ANOHNI: In ihr toben Kämpfe

Für die sogenannte Unterhaltungsindustrie besteht noch Hoffnung. Solange es Menschen gibt, die aus Überzeugung den See der Konformität verlassen möchten und mit ihrer Kunst dorthin gehen, wo es wehtut. Wo sich das abspielt, was man Leben nennt. Kann ein Album, welches den Namen „Hopelessness“ trägt, Zuversicht spenden? Ist diese Platte ein Dokument der Zeitwende? Hat Anohni das Zeug dazu, die Stimme ihrer Generation zu werden?

Cover

„If I killed your father with a drone bomb, how would you feel?“

Anohni war schon unter dem Namen Antony Hegarty eine Ausnahmeerscheinung. Die Seligsprechung dürfte spätestens jetzt soweit sein, denn der Duktus eines Propheten eilt der Transsexuellen bereits seit geraumer Zeit voraus. Der Kulminationspunkt ist nun erreicht. Mit „Hopelessness“ hat sich die Musikerin das Ziel gesetzt, den Mainstream zu infiltrieren und mit den eigenen Waffen zu schlagen. Willkommen zur Quadratur des Kreises. Das neue Werk stellt endgültig den Bruch mit bisherigen Gewohnheiten dar. Kammermusik ist passé. Stattdessen: Dnamisch-gefühlvoller Electroclash, der um Themen wie Feminismus, Krieg, Weltuntergang, staatliche Überwachung und der Zerstörung des Ökosystems kreist. Die Zivilisation ist am Ende, Ausgang ungewiss. Songs gegen die Regeln des Pop mit explizit politischen Inhalten voller Hoffnungslosigkeit und dann irgendwie doch nicht. Der Aufheller für dunkle Stunden erhöht mit „Hopelessness“ die eigene Tiefenschärfe.

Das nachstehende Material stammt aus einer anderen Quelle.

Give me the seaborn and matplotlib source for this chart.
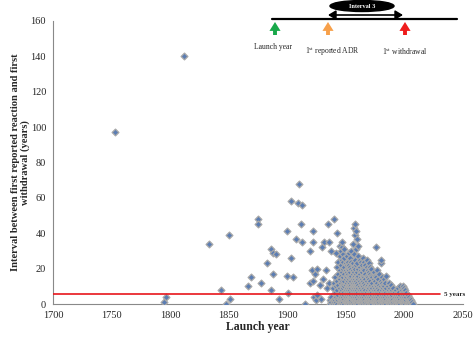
import numpy as np
import pandas as pd
import matplotlib
matplotlib.use("Agg")
import matplotlib.pyplot as plt
from matplotlib.patches import Ellipse, FancyArrowPatch
import seaborn as sns

# ---- data ----
early_years = [1753, 1795, 1797, 1812, 1833, 1844, 1848, 1850, 1851, 1867, 1869, 1875, 1875,
               1878, 1883, 1886, 1886, 1888, 1888, 1891, 1893, 1900, 1900, 1901, 1903, 1903,
               1905, 1908, 1909, 1910, 1912, 1913, 1913, 1915, 1920, 1920, 1921, 1922, 1922,
               1922, 1923, 1924, 1925, 1926, 1926, 1928, 1929, 1930, 1931, 1932, 1933, 1934,
               1935, 1936, 1936, 1938, 1940]
early_intervals = [97, 1, 4, 140, 34, 8, 0, 39, 3, 10, 15, 48, 45,
                   12, 23, 31, 8, 29, 17, 28, 3, 41, 16, 6, 58, 26,
                   15, 37, 57, 68, 45, 56, 35, 0, 30, 12, 19, 41, 35,
                   13, 4, 17, 2, 20, 5, 11, 3, 32, 14, 35, 19, 9,
                   45, 35, 12, 30, 48]

cluster_years = list(range(1937, 2009))
cluster_intervals = [
    [2, 0], [1, 4], [2, 0, 9], [3, 1, 12], [0, 2, 6, 15], [1, 4, 10, 29],
    [0, 3, 8, 13, 21, 40], [2, 5, 11, 17, 24], [0, 1, 3, 6, 9, 14, 19, 27, 33],
    [1, 2, 4, 7, 12, 16, 22, 30], [0, 2, 5, 8, 10, 13, 18, 25, 32, 35],
    [1, 3, 4, 6, 9, 11, 15, 20, 24, 28], [0, 2, 3, 5, 7, 10, 13, 17, 21, 26, 31],
    [1, 2, 4, 6, 8, 11, 14, 16, 19, 23], [0, 1, 3, 5, 7, 9, 12, 15, 18, 22, 27],
    [1, 2, 4, 6, 8, 10, 13, 17, 20, 24], [0, 2, 3, 5, 7, 9, 11, 14, 16, 19, 22, 29],
    [1, 3, 4, 6, 8, 10, 12, 15, 18, 21, 26], [0, 1, 2, 4, 5, 7, 9, 11, 13, 16, 20, 24, 30],
    [1, 3, 4, 6, 8, 10, 12, 14, 17, 19, 23, 34], [0, 2, 3, 5, 7, 9, 11, 13, 15, 18, 21, 28, 43],
    [1, 2, 4, 6, 8, 10, 12, 14, 16, 20, 25, 39, 45], [0, 1, 3, 5, 7, 9, 11, 13, 17, 22, 31, 41],
    [1, 2, 4, 6, 8, 10, 12, 15, 18, 23, 37], [0, 2, 3, 5, 7, 9, 11, 14, 16, 20, 27, 33],
    [1, 2, 4, 6, 8, 10, 13, 17, 21, 25], [0, 1, 3, 5, 7, 9, 12, 15, 19, 24],
    [1, 2, 4, 6, 8, 11, 14, 18, 22], [0, 2, 3, 5, 7, 10, 13, 16, 20, 26],
    [1, 2, 4, 6, 9, 12, 15, 19, 24], [0, 1, 3, 5, 8, 11, 14, 17, 22],
    [1, 2, 4, 6, 7, 10, 13, 16, 21, 25], [0, 2, 3, 5, 8, 11, 15, 19],
    [1, 2, 4, 6, 9, 12, 14, 18, 23], [0, 1, 3, 5, 7, 10, 13, 17, 21],
    [1, 2, 4, 6, 8, 11, 16, 20], [0, 2, 3, 5, 7, 9, 12, 15],
    [1, 2, 4, 6, 8, 10, 14, 18], [0, 1, 3, 5, 7, 9, 13, 16],
    [1, 2, 4, 6, 8, 11, 15, 32], [0, 2, 3, 5, 7, 10, 12, 19],
    [1, 2, 4, 6, 9, 14], [0, 1, 3, 5, 8, 11, 17],
    [1, 2, 4, 6, 7, 10, 13, 23, 25], [0, 2, 3, 5, 8, 12, 15],
    [1, 2, 4, 6, 9, 11], [0, 1, 3, 5, 7, 10, 14],
    [1, 2, 4, 6, 8, 12], [0, 2, 3, 5, 7, 9, 16],
    [1, 2, 4, 6, 10], [0, 1, 3, 5, 8, 12],
    [1, 2, 4, 7, 9], [0, 2, 3, 5, 6, 11],
    [1, 2, 4, 5, 8], [0, 1, 3, 6, 9],
    [1, 2, 4, 7], [0, 2, 3, 5, 8],
    [1, 2, 4, 6], [0, 1, 3, 5, 9],
    [1, 2, 4, 7], [0, 2, 3, 5, 10],
    [1, 2, 4, 6, 8], [0, 1, 3, 5, 7, 10],
    [1, 2, 4, 6, 9], [0, 2, 3, 5, 8],
    [1, 2, 4, 6], [0, 1, 3, 5],
    [1, 2, 4], [0, 2, 3],
    [1, 2], [0, 1], [0],
]

threshold_value = 5.5
threshold_label = "5 years"
x_ticks = [1700, 1750, 1800, 1850, 1900, 1950, 2000, 2050]
y_ticks = [0, 20, 40, 60, 80, 100, 120, 140, 160]

rows_x = list(early_years)
rows_y = list(early_intervals)
for yr, vals in zip(cluster_years, cluster_intervals):
    for v in vals:
        rows_x.append(yr)
        rows_y.append(v)
df = pd.DataFrame({"launch": rows_x, "interval": rows_y})

# ---- style ----
sns.set_style("white")
plt.rcParams["font.family"] = ["Liberation Serif", "DejaVu Serif"]
plt.rcParams["mathtext.fontset"] = "custom"
plt.rcParams["mathtext.rm"] = "Liberation Serif"
plt.rcParams["mathtext.it"] = "Liberation Serif:italic"
plt.rcParams["mathtext.bf"] = "Liberation Serif:bold"

W, H = 473, 338
fig = plt.figure(figsize=(W / 100, H / 100), dpi=100)
ax = fig.add_axes([53 / W, 1 - 304 / H, (462.5 - 53) / W, (304 - 21) / H])

sns.scatterplot(data=df, x="launch", y="interval", ax=ax, marker="D", s=12,
                color="#5B7DB3", edgecolor="#A8A8A8", linewidth=0.9, zorder=3)

ax.plot([1700, 2031], [threshold_value, threshold_value], color="#E8151B", lw=1.2, zorder=4)
ax.text(2034, threshold_value, threshold_label, fontsize=5, fontweight="bold",
        va="center", ha="left")

ax.set_xlim(1700, 2050)
ax.set_ylim(0, 160)
ax.set_xticks(x_ticks)
ax.set_yticks(y_ticks)
ax.tick_params(axis="both", labelsize=7.5, length=3, width=0.8, color="#898989",
               direction="out", pad=2)
for s in ["top", "right"]:
    ax.spines[s].set_visible(False)
for s in ["left", "bottom"]:
    ax.spines[s].set_color("#898989")
    ax.spines[s].set_linewidth(0.8)

ax.set_xlabel("Launch year", fontsize=8.5, fontweight="bold")
ax.set_ylabel("Interval between first reported reaction and first\nwithdrawal (years)",
              fontsize=7.6, fontweight="bold", linespacing=0.98)
ax.xaxis.set_label_coords(0.5, -0.06)
ax.yaxis.set_label_coords(-0.057, 0.5)

# ---- top schematic (figure pixel coordinates) ----
def fy(py):
    return H - py

fig.add_artist(plt.Line2D([272 / W, 457 / W], [fy(19) / H, fy(19) / H], color="black", lw=1.6))
fig.add_artist(Ellipse((362 / W, fy(6) / H), 64 / W, 11 / H, transform=fig.transFigure,
                       facecolor="black", edgecolor="black"))
fig.text(362 / W, fy(6) / H, "Interval 3", color="white", fontsize=4.5, fontweight="bold",
         ha="center", va="center")
fig.add_artist(FancyArrowPatch((328 / W, fy(15) / H), (403 / W, fy(15) / H),
                               transform=fig.transFigure, arrowstyle="<|-|>,head_length=3,head_width=1.8",
                               color="black", lw=1.2, mutation_scale=1.5, shrinkA=0, shrinkB=0))
for xp, col in [(275, "#18A84A"), (328, "#F7A04A"), (405, "#EE1C1C")]:
    fig.add_artist(FancyArrowPatch((xp / W, fy(35) / H), (xp / W, fy(22) / H),
                                   transform=fig.transFigure,
                                   arrowstyle="simple,head_width=1.0,head_length=0.8,tail_width=0.35",
                                   mutation_scale=8, color=col, lw=0, shrinkA=0, shrinkB=0))
fig.text(273 / W, fy(47) / H, "Launch year", fontsize=5.5, ha="center", va="center")
fig.text(332 / W, fy(52) / H, r"1$^{\mathrm{st}}$ reported ADR", fontsize=5.5, ha="center", va="center")
fig.text(405 / W, fy(52) / H, r"1$^{\mathrm{st}}$ withdrawal", fontsize=5.5, ha="center", va="center")

fig.savefig("out.png", dpi=100)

„Obama, all the hope drained from your face.“

Kann man bombastische Momente zurückgenommen in Szene setzen? Man kann. Diese Lieder wollen hinaus, in eine Welt, die Schlechtes und Unbequemes nicht beiseite schiebt. Anohni kämpft mit den Elementen des Pop, um Gehör zu finden. Sie macht Musik aus einem inneren Zwang nach Ausdruck und Form. Ihr Organ, zwischen Übermut und Zerbrechlichkeit pendelnd, negiert seit jeher jede geschlechtliche Zuordnung. Die mit reichlich Donnerhall versehene, an Woodkid erinnernde Single „4 Degrees“ ist beispielsweise ein Weckruf für alle Zweifelnden und Ignoranten, die globale Erderwärmung (noch) nicht auf dem Schirm haben. Das Material speist sich aus Quellen unterschiedlicher Inspiration, bietet aber ein interessantes Hörvergnügen auf langer Strecke.

„Execution, it’s an American dream.“

Epen wie „Drone Bomb Me“, Execution“ oder „Watch Me“ stehen bereit, die das bessere Amerika verdienen und eine Stimme, die sich nur aus Sehnsucht zu speisen scheint. Texte voller lyrischer Kraft, Provokation, Tiefe und Reife, aus denen man spaltenweise zitieren möchte, vorgetragen mit androgyner Stimmgewalt. Musik, die manchmal in wundersame Spähren abdriftet, aber in anderen Momenten wieder am Boden haftet, weil sie einen Bezug zur Realität findet, in der nicht alles rosarot und behaglich ist. Ein Manifest. Lieder über die menschliche Existenz zur eigenen Horizonterweiterung. Introspektive wie gesellschaftskritische Mantras. Eine ambivalente Vision hat heuer noch niemand treffender auf einen Tonträger gebannt. Anohni bleibt mit „Hopelessness“ das, was sie schon immer war: Eine der besten Stimmen und spannendsten Künstlerinnen den Gegenwart.